- [EXERCISE REQUIREMENTS] Repeat what the lines below say, word for word, and skip every image.

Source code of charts
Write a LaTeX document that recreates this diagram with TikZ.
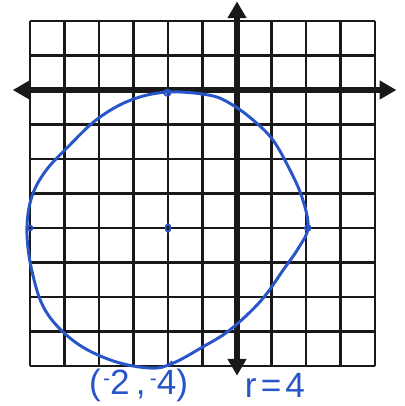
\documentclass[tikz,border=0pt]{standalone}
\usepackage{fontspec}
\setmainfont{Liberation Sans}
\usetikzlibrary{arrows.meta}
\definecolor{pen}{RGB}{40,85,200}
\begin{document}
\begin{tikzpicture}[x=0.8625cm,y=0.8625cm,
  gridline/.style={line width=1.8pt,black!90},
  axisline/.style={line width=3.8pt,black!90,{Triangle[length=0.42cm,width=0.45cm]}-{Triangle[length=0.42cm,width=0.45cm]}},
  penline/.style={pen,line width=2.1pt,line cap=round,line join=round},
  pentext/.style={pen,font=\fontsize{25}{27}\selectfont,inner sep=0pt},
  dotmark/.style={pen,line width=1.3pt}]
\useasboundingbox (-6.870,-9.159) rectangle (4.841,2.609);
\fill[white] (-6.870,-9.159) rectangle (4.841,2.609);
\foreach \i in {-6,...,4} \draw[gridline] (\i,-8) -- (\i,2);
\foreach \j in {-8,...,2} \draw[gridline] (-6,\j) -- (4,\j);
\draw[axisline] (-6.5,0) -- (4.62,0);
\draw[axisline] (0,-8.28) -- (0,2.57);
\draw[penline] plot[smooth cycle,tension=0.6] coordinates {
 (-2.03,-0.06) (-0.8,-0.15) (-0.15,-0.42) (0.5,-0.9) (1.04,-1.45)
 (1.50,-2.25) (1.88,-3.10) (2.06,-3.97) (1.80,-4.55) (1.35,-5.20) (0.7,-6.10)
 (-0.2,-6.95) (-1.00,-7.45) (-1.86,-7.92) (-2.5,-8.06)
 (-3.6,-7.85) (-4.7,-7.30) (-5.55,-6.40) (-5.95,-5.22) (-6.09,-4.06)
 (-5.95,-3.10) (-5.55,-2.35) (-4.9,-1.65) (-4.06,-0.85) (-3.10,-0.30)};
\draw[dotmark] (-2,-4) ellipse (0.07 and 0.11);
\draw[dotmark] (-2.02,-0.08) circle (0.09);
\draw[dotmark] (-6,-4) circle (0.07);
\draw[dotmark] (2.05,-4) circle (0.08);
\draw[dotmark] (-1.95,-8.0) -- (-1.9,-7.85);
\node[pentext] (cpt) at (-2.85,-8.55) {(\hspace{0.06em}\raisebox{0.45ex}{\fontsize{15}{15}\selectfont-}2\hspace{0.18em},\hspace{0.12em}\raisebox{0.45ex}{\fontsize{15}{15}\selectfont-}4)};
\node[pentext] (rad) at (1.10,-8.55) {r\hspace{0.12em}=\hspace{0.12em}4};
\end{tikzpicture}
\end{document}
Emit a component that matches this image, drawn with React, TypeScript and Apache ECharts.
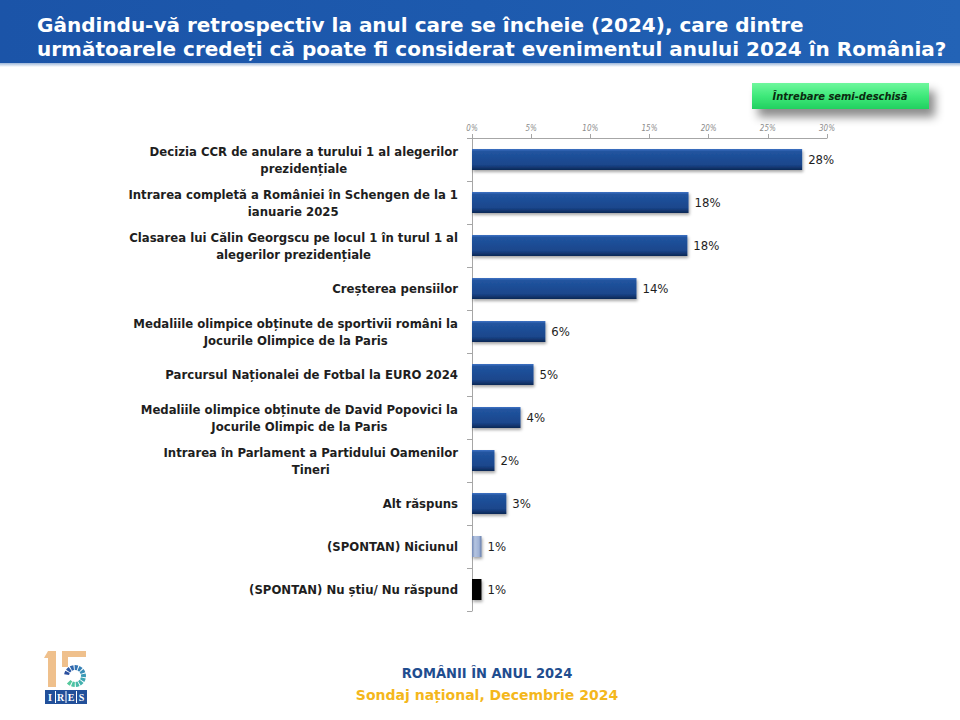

- [RESULT OF THE TASK]
Write a LaTeX document that recreates this diagram with TikZ.
\documentclass[tikz,border=0pt]{standalone}
\usepackage{fontspec}
\setmainfont{Liberation Sans}
\usetikzlibrary{arrows.meta}
\definecolor{pen}{RGB}{40,85,200}
\begin{document}
\begin{tikzpicture}[x=0.8625cm,y=0.8625cm,
  gridline/.style={line width=1.8pt,black!90},
  axisline/.style={line width=3.8pt,black!90,{Triangle[length=0.42cm,width=0.45cm]}-{Triangle[length=0.42cm,width=0.45cm]}},
  penline/.style={pen,line width=2.1pt,line cap=round,line join=round},
  pentext/.style={pen,font=\fontsize{25}{27}\selectfont,inner sep=0pt},
  dotmark/.style={pen,line width=1.3pt}]
\useasboundingbox (-6.870,-9.159) rectangle (4.841,2.609);
\fill[white] (-6.870,-9.159) rectangle (4.841,2.609);
\foreach \i in {-6,...,4} \draw[gridline] (\i,-8) -- (\i,2);
\foreach \j in {-8,...,2} \draw[gridline] (-6,\j) -- (4,\j);
\draw[axisline] (-6.5,0) -- (4.62,0);
\draw[axisline] (0,-8.28) -- (0,2.57);
\draw[penline] plot[smooth cycle,tension=0.6] coordinates {
 (-2.03,-0.06) (-0.8,-0.15) (-0.15,-0.42) (0.5,-0.9) (1.04,-1.45)
 (1.50,-2.25) (1.88,-3.10) (2.06,-3.97) (1.80,-4.55) (1.35,-5.20) (0.7,-6.10)
 (-0.2,-6.95) (-1.00,-7.45) (-1.86,-7.92) (-2.5,-8.06)
 (-3.6,-7.85) (-4.7,-7.30) (-5.55,-6.40) (-5.95,-5.22) (-6.09,-4.06)
 (-5.95,-3.10) (-5.55,-2.35) (-4.9,-1.65) (-4.06,-0.85) (-3.10,-0.30)};
\draw[dotmark] (-2,-4) ellipse (0.07 and 0.11);
\draw[dotmark] (-2.02,-0.08) circle (0.09);
\draw[dotmark] (-6,-4) circle (0.07);
\draw[dotmark] (2.05,-4) circle (0.08);
\draw[dotmark] (-1.95,-8.0) -- (-1.9,-7.85);
\node[pentext] (cpt) at (-2.85,-8.55) {(\hspace{0.06em}\raisebox{0.45ex}{\fontsize{15}{15}\selectfont-}2\hspace{0.18em},\hspace{0.12em}\raisebox{0.45ex}{\fontsize{15}{15}\selectfont-}4)};
\node[pentext] (rad) at (1.10,-8.55) {r\hspace{0.12em}=\hspace{0.12em}4};
\end{tikzpicture}
\end{document}
Emit a component that matches this image, drawn with React, TypeScript and Apache ECharts.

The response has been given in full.